HOUSTON — Between 2006 to 2015, the number of children aged younger than 3 years who visited the ED for anaphylaxis increased, but the number of subsequent hospitalizations decreased, according to findings presented at the American College of Asthma, Allergy & Immunology Scientific Meeting.
Lacey B. Robinson, MD, a resident in the division of allergy and immunology in the department of medicine at Massachusetts General Hospital, explained during a presentation that the study of anaphylaxis in children aged younger than 3 years is essential because “there are high rates of food-induced anaphylaxis in this age group and importantly, many of these kids actually don’t have a preceding diagnosis of food allergy at their first exposure and first reaction, which means at the time they have anaphylaxis, they don’t have a prescription or access to an epinephrine auto-injector.”
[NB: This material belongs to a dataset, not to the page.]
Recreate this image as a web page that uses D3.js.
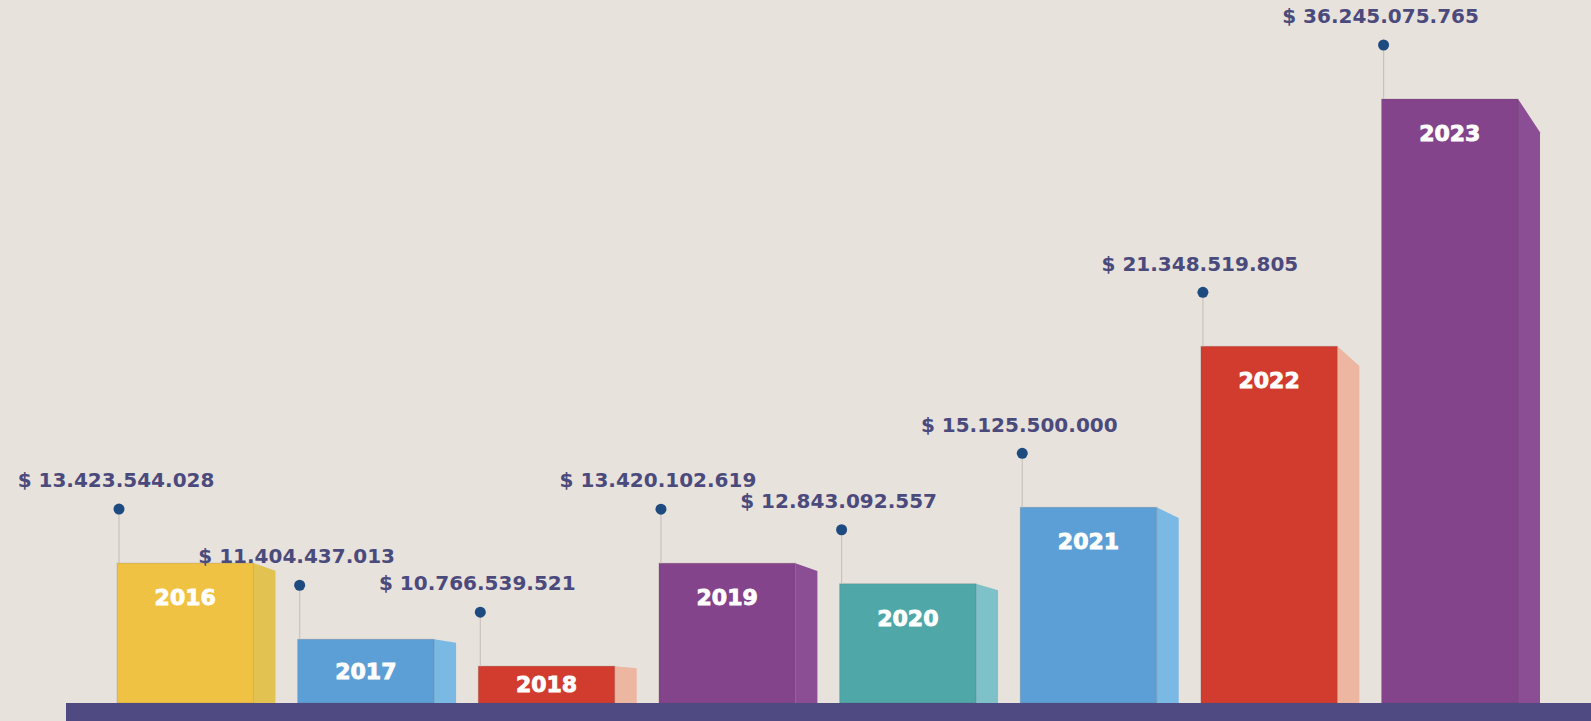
<!DOCTYPE html>
<html>
<head>
<meta charset="utf-8">
<script src="https://cdn.jsdelivr.net/npm/d3@7"></script>
<style>
  html, body { margin: 0; padding: 0; background: #e8e2dc; overflow: hidden; }
  svg { display: block; }
</style>
</head>
<body>
<div id="chart"></div>
<script>
// data
const years = ["2016", "2017", "2018", "2019", "2020", "2021", "2022", "2023"];
const values = [13423544028, 11404437013, 10766539521, 13420102619, 12843092557, 15125500000, 21348519805, 36245075765];
const frontColors = ["#f0c244", "#5c9fd6", "#d23c2f", "#84448b", "#4fa7a8", "#5c9fd6", "#d23c2f", "#84448b"];
const sideColors = ["#e2c251", "#7bb9e5", "#ecb6a0", "#8b4e94", "#7ec1c9", "#7bb9e5", "#ecb6a0", "#8b4e94"];

const width = 1591, height = 721;
const baseY = 703;
const sideW = 22;
const leader = 54;

const locale = d3.formatLocale({decimal: ",", thousands: ".", grouping: [3], currency: ["$ ", ""]});
const money = locale.format("$,");

const svg = d3.select("#chart")
    .append("svg")
    .attr("width", width)
    .attr("height", height);

svg.append("rect")
    .attr("width", width)
    .attr("height", height)
    .attr("fill", "#e8e2dc");

// x scale: band holds front face + side face
const x = d3.scaleBand()
    .domain(years)
    .range([117, 1540])
    .paddingInner(0.123)
    .paddingOuter(0);

// y scale (the original infographic is not linear, log fits it best)
const y = d3.scaleLog()
    .domain([9.95e9, d3.max(values)])
    .range([baseY, 99]);

const frontW = x.bandwidth() - sideW;

const data = years.map((yr, i) => ({
    year: yr,
    value: values[i],
    front: frontColors[i],
    side: sideColors[i]
}));

const bars = svg.append("g")
    .selectAll("g")
    .data(data)
    .enter().append("g")
    .attr("transform", d => `translate(${x(d.year)},0)`);

// side face (slanted top, deeper for taller bars)
bars.append("path")
    .attr("fill", d => d.side)
    .attr("d", d => {
        const top = y(d.value);
        const slant = (baseY - top) * 0.055;
        return `M${frontW},${top} L${frontW + sideW},${top + slant} L${frontW + sideW},${baseY} L${frontW},${baseY} Z`;
    });

// front face
bars.append("rect")
    .attr("x", 0)
    .attr("y", d => y(d.value))
    .attr("width", frontW)
    .attr("height", d => baseY - y(d.value))
    .attr("fill", d => d.front)
    .attr("stroke", "rgba(80,70,70,0.18)")
    .attr("stroke-width", 1);

// year label in the bar
bars.append("text")
    .attr("x", frontW / 2)
    .attr("y", d => Math.min(y(d.value) + 34, (y(d.value) + baseY) / 2))
    .attr("dy", "0.36em")
    .attr("text-anchor", "middle")
    .attr("fill", "#ffffff")
    .attr("stroke", "#ffffff")
    .attr("stroke-width", 0.9)
    .attr("font-family", "DejaVu Sans, sans-serif")
    .attr("font-weight", "bold")
    .attr("font-size", 22)
    .text(d => d.year);

// leader line + dot
bars.append("line")
    .attr("x1", 2).attr("x2", 2)
    .attr("y1", d => y(d.value) - leader)
    .attr("y2", d => y(d.value))
    .attr("stroke", "#c9c3bd")
    .attr("stroke-width", 1.2);

bars.append("circle")
    .attr("cx", 2)
    .attr("cy", d => y(d.value) - leader)
    .attr("r", 5.5)
    .attr("fill", "#1d4b80");

// value label
bars.append("text")
    .attr("x", -1)
    .attr("y", d => y(d.value) - leader - 29)
    .attr("dy", "0.36em")
    .attr("text-anchor", "middle")
    .attr("fill", "#4b4a7d")
    .attr("font-family", "DejaVu Sans, sans-serif")
    .attr("font-weight", "bold")
    .attr("font-size", 20)
    .text(d => money(d.value));

// base band
svg.append("rect")
    .attr("x", 66)
    .attr("y", baseY)
    .attr("width", width - 66)
    .attr("height", height - baseY)
    .attr("fill", "#4f4b82");
</script>
</body>
</html>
Researchers conducted a retrospective cohort study using a representative database to identify young children with anaphylaxis with an ED visit between 2006 and 2015. When available, ICD-9 codes were used to identify anaphylaxis triggers.
During the study period, ED visits for anaphylaxis more than doubled, from 1,806 in 2006 to 3,770 in 2015 (P < .001).
Between 2006 to 2015, the number of children aged younger than 3 years who visited the ED for anaphylaxis increased, but the number of subsequent hospitalizations decreased, according to findings presented at the American College of Asthma, Allergy & Immunology Scientific Meeting.
Source: Adobe Stock
To ensure that this increase was not due to population increases, researchers calculated the proportion of ED visits during the study period. They found that the number of ED visits increased from 15 per 100,000 young children in 2006 to 32 per 100,000 young children (P < .001) in 2015.
Researchers found that among cases with information on anaphylaxis available, 75% were food related.
“Interestingly, when we looked at the hospitalizations, we actually found what we were not expecting,” Robinson said. “We found the rate of hospitalizations for anaphylaxis-related ED visits was declining over time.”
Robinson and colleagues found that the rate of hospitalization after an anaphylaxis-related ED visit dropped from 19% in 2006 to 6% in 2015 (P < .001).
She explained that the decrease in hospitalizations may be due to changes in health care utilization patterns or increased epinephrine use, which has been tied to decreased hospitalizations.
Robinson told attendees that further studies are needed on anaphylaxis in vulnerable populations, health care utilization patterns for allergic diseases and anaphylaxis, and to determine why anaphylaxis is occurring more often. – by Erin Michael
Robinson L, et al. A004. Presented at: American College of Asthma, Allergy & Immunology Scientific Meeting; Nov. 7-11, 2019; Houston.
Disclosure: Robinson reports funding from an NIH grant.